Tara, a tiger, arrived at Tiger Creek as a cub along with her sister. Chellette said their owner was not able to keep them. Tara has been at Tiger Creek ever since. When she was a young cub living under her owner’s care, Tara didn’t receive the proper nutrition and developed a metabolic bone disease, Chellette said. While her growth has been stunted a bit, Tara is one of the refuge’s friendliest tigers. Chellette attributes it to her being raised there since she was a cub.
Near Tara’s home, is another habitat for Pepe, Kenya and Scrunches, three lions who reside together. Kenya, a female, came from a private owner while Pepe, a male, and Scrunches, a female, came from Mexico where they were part of a roadside attraction, Chellette said. People would stop along the roadway to take pictures with the lion cubs; however, once Pepe and Scrunches grew up, their owner had no use for them anymore as part of the roadside attraction, she said.
“When Pepe came here, he had ringworm and mange. It took a while to get him back to good health,” she said. “Scrunches growth was stunted. She has joint and development issues, and she requires special care, but she has a very good attitude.”
Juda, another male lion, came to Tiger Creek after the sanctuary he was living in had to let him go when laws changed. At the time, female lioness Ngala did not have anyone to share a habitat with because a male lion at Tiger Creek had just passed away.
“Since we had a lone female, we introduced them,” Chellette said. “Lions are very social creatures. They prefer to be with another. Tigers are not as social.”
Tiger Creek consistently receives calls from people looking to place a big cat, Chellette said. When the refuge is at capacity as it is now, she said, they try to call other sanctuaries to see about placing an animal that they can’t take with them.
Sarge and Lily (shortened names for Sergeant and Tiger Lily) came to Tiger Creek from a sanctuary in Indiana. That sanctuary had taken in a female tiger that turned out to be pregnant, Chellette said. The tiger had four cubs and Tiger Creek took two of them. Sarge became the mascot of East Texas Baptist University in Marshall.

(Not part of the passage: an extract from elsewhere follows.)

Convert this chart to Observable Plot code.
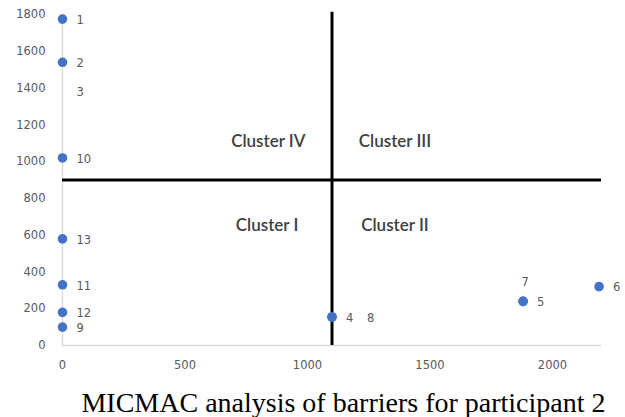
<!DOCTYPE html>
<html>
<head>
<meta charset="utf-8">
<script src="https://cdn.jsdelivr.net/npm/d3@7"></script>
<script src="https://cdn.jsdelivr.net/npm/@observablehq/plot@0.6"></script>
<style>
  html, body { margin: 0; padding: 0; background: #fff; }
  #chart { width: 625px; }
  #caption { font-family: "Liberation Serif", "DejaVu Serif", serif; font-size: 28px; color: #000; text-align: center; margin-top: 2px; padding-left: 62px; line-height: 32px; white-space: nowrap; }
</style>
</head>
<body>
<div id="chart"></div>
<div id="caption">MICMAC analysis of barriers for participant 2</div>
<script>
// Barrier ids and their (driving/dependence) coordinates
const barriers   = ["1", "2", "3", "10", "13", "11", "12", "9", "4", "8", "5", "7", "6"];
const xValues    = [0, 0, 0, 0, 0, 0, 0, 0, 1100, 1100, 1880, 1880, 2190];
const yValues    = [1775, 1540, 1385, 1020, 580, 330, 180, 100, 155, 155, 240, 240, 320];
const hiddenDots = ["3"];
// Barriers whose labels are offset because they overlap another point
const stackedRight = ["8"];
const stackedAbove = ["7"];

const clusterNames = ["Cluster IV", "Cluster III", "Cluster I", "Cluster II"];
const clusterX     = [840, 1357, 835, 1357];
const clusterY     = [1110, 1110, 650, 650];

const xTicks = [0, 500, 1000, 1500, 2000];
const yTicks = [0, 200, 400, 600, 800, 1000, 1200, 1400, 1600, 1800];
const xSplit = 1100;
const ySplit = 900;

const points = barriers.map((id, i) => ({id, x: xValues[i], y: yValues[i]}));
const clusters = clusterNames.map((name, i) => ({name, x: clusterX[i], y: clusterY[i]}));

const tickFont = "'DejaVu Sans', Verdana, sans-serif";

const plot = Plot.plot({
  width: 625,
  height: 385,
  marginTop: 14,
  marginLeft: 62,
  marginRight: 24,
  marginBottom: 40,
  style: { fontFamily: tickFont, background: "#fff" },
  x: { domain: [0, 2200] },
  y: { domain: [0, 1800] },
  marks: [
    Plot.axisX({ticks: xTicks, tickFormat: "d", tickSize: 0, tickPadding: 15, fontSize: 11.5, color: "#595959", label: null}),
    Plot.axisY({ticks: yTicks, tickFormat: "d", tickSize: 0, tickPadding: 17, fontSize: 11.5, color: "#595959", label: null}),
    Plot.ruleY([0], {x1: 0, x2: 2200, stroke: "#d9d9d9", strokeWidth: 1.3}),
    Plot.ruleX([0], {y1: 0, y2: 1800, stroke: "#d9d9d9", strokeWidth: 1.3}),
    Plot.ruleY([ySplit], {x1: 0, x2: 2200, stroke: "#000", strokeWidth: 3}),
    Plot.ruleX([xSplit], {y1: 0, y2: 1812, stroke: "#000", strokeWidth: 3}),
    Plot.dot(points.filter(d => !hiddenDots.includes(d.id)), {x: "x", y: "y", r: 4.8, fill: "#4472C4", stroke: "none"}),
    Plot.text(points.filter(d => !stackedRight.includes(d.id) && !stackedAbove.includes(d.id)), {x: "x", y: "y", text: "id", dx: 14, dy: 1, textAnchor: "start", fontSize: 11.5, fill: "#595959"}),
    Plot.text(points.filter(d => stackedRight.includes(d.id)), {x: "x", y: "y", text: "id", dx: 35, dy: 1, textAnchor: "start", fontSize: 11.5, fill: "#595959"}),
    Plot.text(points.filter(d => stackedAbove.includes(d.id)), {x: "x", y: "y", text: "id", dx: 2, dy: -19, textAnchor: "middle", fontSize: 11.5, fill: "#595959"}),
    Plot.text(clusters, {x: "x", y: "y", text: "name", fontSize: 17, fontWeight: 600, fill: "#404040", fontFamily: "Lato, 'Liberation Sans', sans-serif"})
  ]
});
document.getElementById("chart").appendChild(plot);
</script>
</body>
</html>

Sarge and Lily’s first year of life at Tiger Creek was filmed for a documentary, “Growing Up Tiger,” that aired on Animal Planet a few years ago, she said. The documentary showed their first time to play outside, their first time swimming and other firsts for the two tigers.
Last week, as Lily rubbed her face against one of her toys (a rubber tub), she would jump back in fear when her face created a noise against the tub.
“They’re so big, you would think they wouldn’t be scared of anything,” Chellette said with a smile as she watched Lily. “But, they’re just like any other cat, only bigger.”
Panthera tigris proliferation
Though Tiger Creek’s mission continues to stay the same, the nonprofit entity is continuing to grow.
The refuge has grown to more than 40 acres and is continuing to open new, bigger habitats for the cats.
“Getting enough space is always a challenge for big cats like these,” Chellette said. “You also have to get them paired with the right neighbor. Having the funds to provide them with the habitats they need and the vet care they need is the biggest challenge. If you have the funding, the cats themselves are actually really easy to work with.”
Because it is a nonprofit organization, the majority of its funding comes from donations, Chellette said. The bulk of its funding comes from a nationwide mail out campaign. Gate fees at Tiger Creek help provide for the cost of extra things, she said. Gate fees are $10 for adults; $9 for seniors ages 55 and older; $6 for children ages 4-12; and free for children ages 3 and younger.
While winter months are slower than the summer, overall Tiger Creek sees more than 15,000 visitors each year, Chellette said.
Among the most rewarding aspect to Chellette is that people get to see cats in their natural environment while Tiger Creek educates them on the need for facilities such as this.
“Seeing the cats settle in and be happy, especially when they’ve come from a bad situation is just so fulfilling. They can run and be carefree here,” she said. “Our goal is to provide a top quality facility that can be a model for other sanctuaries. We want to provide a safe, stress-free environment for the cats.”